Recorded data:
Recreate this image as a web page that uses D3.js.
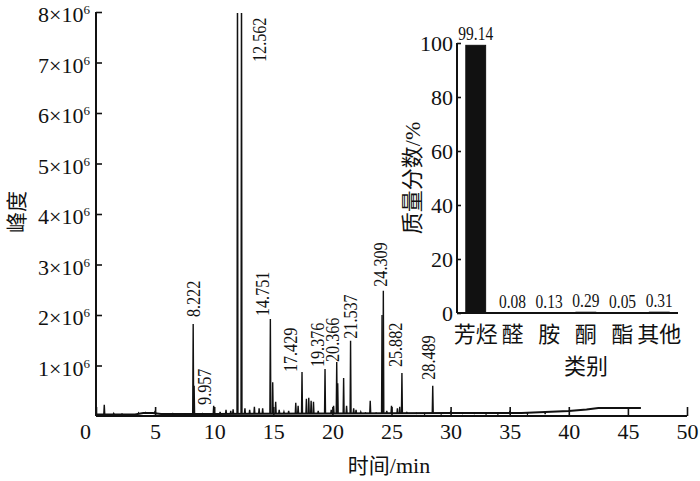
<!DOCTYPE html>
<html><head><meta charset="utf-8">
<script src="https://cdn.jsdelivr.net/npm/d3@7"></script>
<style>body{margin:0;background:#fff}svg{display:block}</style>
</head><body>
<svg id="c" width="700" height="481"></svg>
<script>
// ---------- data ----------
// chromatogram peaks: retention time (min) and abundance (×10^6)
const peakTimes   = [0.7, 1.5, 2.2, 3.6, 4.2, 5.0, 6.5, 7.5, 8.222, 8.3, 9.0, 9.957, 10.5, 11.0, 11.4, 11.6, 11.97, 12.31, 12.6, 13.0, 13.4, 13.8, 14.1, 14.751, 14.95, 15.2, 15.5, 15.9, 16.3, 16.9, 17.1, 17.429, 17.8, 18.0, 18.2, 18.4, 18.8, 19.376, 19.9, 20.1, 20.366, 20.45, 20.95, 21.2, 21.537, 21.8, 22.0, 22.4, 22.8, 23.2, 23.7, 24.2, 24.309, 24.6, 25.0, 25.5, 25.7, 25.882, 26.3, 27.1, 27.8, 28.489, 29.2, 30.0, 31.0, 32.0, 33.0, 34.0, 35.0, 36.5, 38.0];
const peakHeights = [0.22, 0.05, 0.04, 0.06, 0.07, 0.10, 0.05, 0.04, 1.82, 0.60, 0.05, 0.20, 0.08, 0.12, 0.10, 0.13, 9.0, 9.0, 0.15, 0.12, 0.18, 0.15, 0.15, 1.92, 0.67, 0.28, 0.12, 0.08, 0.10, 0.26, 0.20, 0.87, 0.34, 0.36, 0.30, 0.28, 0.10, 0.93, 0.12, 0.20, 1.07, 0.65, 0.75, 0.20, 1.49, 0.15, 0.12, 0.08, 0.06, 0.30, 0.06, 2.00, 2.48, 0.10, 0.20, 0.15, 0.18, 0.85, 0.07, 0.05, 0.04, 0.60, 0.04, 0.08, 0.05, 0.05, 0.04, 0.04, 0.08, 0.04, 0.04];
// baseline drift (×10^6)
const baseTimes  = [0, 3.3, 4.0, 4.8, 5.5, 10, 20, 30, 36, 38, 40, 41.5, 42.5, 46.1];
const baseValues = [0.03, 0.03, 0.06, 0.06, 0.04, 0.04, 0.05, 0.06, 0.06, 0.08, 0.10, 0.13, 0.16, 0.16];
// annotated retention times
const labelTexts = ["8.222", "9.957", "12.562", "14.751", "17.429", "19.376", "20.366", "21.537", "24.309", "25.882", "28.489"];
const xTicks = [0, 5, 10, 15, 20, 25, 30, 35, 40, 45, 50];
const yTicks = [1, 2, 3, 4, 5, 6, 7, 8];
// inset: mass fraction by class
const categories = ["芳烃", "醛", "胺", "酮", "酯", "其他"];
const massFractions = [99.14, 0.08, 0.13, 0.29, 0.05, 0.31];
const valueLabels = ["99.14", "0.08", "0.13", "0.29", "0.05", "0.31"];
const insetTicks = [0, 20, 40, 60, 80, 100];

// ---------- drawing ----------
const svg = d3.select("#c");
const SERIF = "'Liberation Serif','Times New Roman',serif";
const CJK = "'Noto Sans CJK SC','Noto Sans CJK JP',sans-serif";
const INK = "#111";

const x = d3.scaleLinear().domain([0, 50]).range([96, 687]);
const y = d3.scaleLinear().domain([0, 8]).range([416, 12]);
const base = d3.scaleLinear().domain(baseTimes).range(baseValues).clamp(true);

svg.append("defs").append("clipPath").attr("id", "clip")
  .append("rect").attr("x", 90).attr("y", y(8) + 1).attr("width", 610).attr("height", y(0) - y(8) + 10);

const g = svg.append("g").attr("clip-path", "url(#clip)");
// baseline trace
g.append("path")
  .datum(baseTimes.map((t, i) => [t, baseValues[i]]))
  .attr("d", d3.line().x(d => x(d[0])).y(d => y(d[1])))
  .attr("fill", "none").attr("stroke", INK).attr("stroke-width", 2);
// peaks
const hw = 0.04;
g.selectAll("path.peak").data(peakTimes.map((t, i) => ({t, h: peakHeights[i]})))
  .join("path").attr("class", "peak")
  .attr("d", d => d3.line()([[x(d.t - hw), y(base(d.t))], [x(d.t), y(d.h)], [x(d.t + hw), y(base(d.t))]]))
  .attr("fill", "none").attr("stroke", INK).attr("stroke-width", 1.4).attr("stroke-linejoin", "miter");

// axes
const xAxis = svg.append("g").attr("transform", `translate(0,${y(0)})`)
  .call(d3.axisBottom(x).tickValues(xTicks).tickSize(-9).tickSizeOuter(0).tickPadding(7));
const yAxis = svg.append("g").attr("transform", `translate(${x(0)},0)`)
  .call(d3.axisLeft(y).tickValues(yTicks).tickSize(-6).tickSizeOuter(0).tickPadding(6));
[xAxis, yAxis].forEach(a => {
  a.select(".domain").attr("stroke", INK).attr("stroke-width", 2);
  a.selectAll(".tick line").attr("stroke", INK).attr("stroke-width", 1.6);
  a.selectAll("text").attr("font-family", SERIF).attr("font-size", 22).attr("fill", INK);
});
yAxis.select(".domain").attr("d", `M0,${y(0)}V${y(8)}`);
xAxis.select(".domain").attr("d", `M${x(0)},0H${x(50)}`);
// the "0" label sits left of the y axis
xAxis.selectAll(".tick text").filter(d => d === 0).attr("dx", -11);
yAxis.selectAll("text").attr("dy", "0.45em").each(function(d) {
  const t = d3.select(this); t.text("");
  t.append("tspan").text(d + "×10");
  t.append("tspan").attr("font-size", 13).attr("dy", -8).text("6");
});

// peak labels
const labelAdjust = {
  "8.222": {dx: 0, gap: 7}, "9.957": {dx: -9, gap: 1}, "12.562": {dx: 15, bottom: 62},
  "14.751": {dx: -8, gap: 3}, "17.429": {dx: -12, gap: 0}, "19.376": {dx: -8, gap: 2},
  "20.366": {dx: -4, gap: 0}, "21.537": {dx: 0, gap: 2}, "24.309": {dx: -3, gap: 4},
  "25.882": {dx: -7, gap: 6}, "28.489": {dx: -4, gap: 6}
};
labelTexts.forEach(lbl => {
  const t = +lbl, a = labelAdjust[lbl];
  const idx = peakTimes.indexOf(t);
  const bottom = a.bottom !== undefined ? a.bottom : y(peakHeights[idx]) - a.gap;
  svg.append("text")
    .attr("transform", `translate(${x(t) + a.dx},${bottom}) rotate(-90) scale(0.85,1)`)
    .attr("dy", "0.35em")
    .attr("font-family", SERIF).attr("font-size", 19).attr("fill", INK)
    .text(lbl);
});

// axis titles
const xt = svg.append("text").attr("x", 389).attr("y", 473).attr("text-anchor", "middle").attr("fill", INK).attr("font-size", 21);
xt.append("tspan").attr("font-family", CJK).text("时间");
xt.append("tspan").attr("font-family", SERIF).attr("font-size", 22).text("/min");
svg.append("text").attr("transform", "translate(24,212) rotate(-90)")
  .attr("text-anchor", "middle").attr("font-family", CJK).attr("font-size", 21).attr("fill", INK).text("峰度");

// ---------- inset ----------
const bx = d3.scaleBand().domain(categories).range([457, 678]).paddingInner(0.46).paddingOuter(0.24);
const by = d3.scaleLinear().domain([0, 100]).range([313, 43]);
const ins = svg.append("g");
ins.selectAll("rect").data(categories.map((c, i) => ({c, v: massFractions[i]})))
  .join("rect")
  .attr("x", d => bx(d.c)).attr("width", bx.bandwidth())
  .attr("y", d => by(d.v)).attr("height", d => by(0) - by(d.v))
  .attr("fill", INK).attr("stroke", INK).attr("stroke-width", 1);
ins.selectAll("text.val").data(categories.map((c, i) => ({c, v: massFractions[i], l: valueLabels[i]})))
  .join("text").attr("class", "val")
  .attr("transform", d => `translate(${bx(d.c) + bx.bandwidth() / 2},${by(d.v) - 5}) scale(0.86,1)`)
  .attr("text-anchor", "middle").attr("font-family", SERIF).attr("font-size", 18).attr("fill", INK)
  .text(d => d.l);
const iy = ins.append("g").attr("transform", `translate(457,0)`)
  .call(d3.axisLeft(by).tickValues(insetTicks).tickSize(-4).tickSizeOuter(0).tickPadding(4));
const ix = ins.append("g").attr("transform", `translate(0,313)`)
  .call(d3.axisBottom(bx).tickSize(0).tickPadding(21));
[iy, ix].forEach(a => {
  a.select(".domain").attr("stroke", INK).attr("stroke-width", 2);
  a.selectAll(".tick line").attr("stroke", INK).attr("stroke-width", 1.6);
});
iy.selectAll("text").attr("font-family", SERIF).attr("font-size", 22).attr("fill", INK).attr("dy", "0.36em");
ix.selectAll("text").attr("font-family", CJK).attr("font-size", 22).attr("fill", INK).attr("dy", "0.35em").attr("dominant-baseline", "auto");
ix.select(".domain").attr("d", "M457,0H678");
iy.select(".domain").attr("d", `M0,${by(0)}V${by(100)}`);

const it = svg.append("text").attr("transform", "translate(412,178) rotate(-90)").attr("dy", "0.35em")
  .attr("text-anchor", "middle").attr("fill", INK).attr("font-size", 22);
it.append("tspan").attr("font-family", CJK).text("质量分数");
it.append("tspan").attr("font-family", SERIF).text("/%");
svg.append("text").attr("x", 586).attr("y", 366).attr("dy", "0.35em").attr("text-anchor", "middle")
  .attr("font-family", CJK).attr("font-size", 22).attr("fill", INK).text("类别");
</script>
</body></html>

Exercise task: In the lines above, find each one with "this" and list it.

Answer:
Recreate this image as a web page that uses D3.js.
  const t = d3.select(this); t.text("");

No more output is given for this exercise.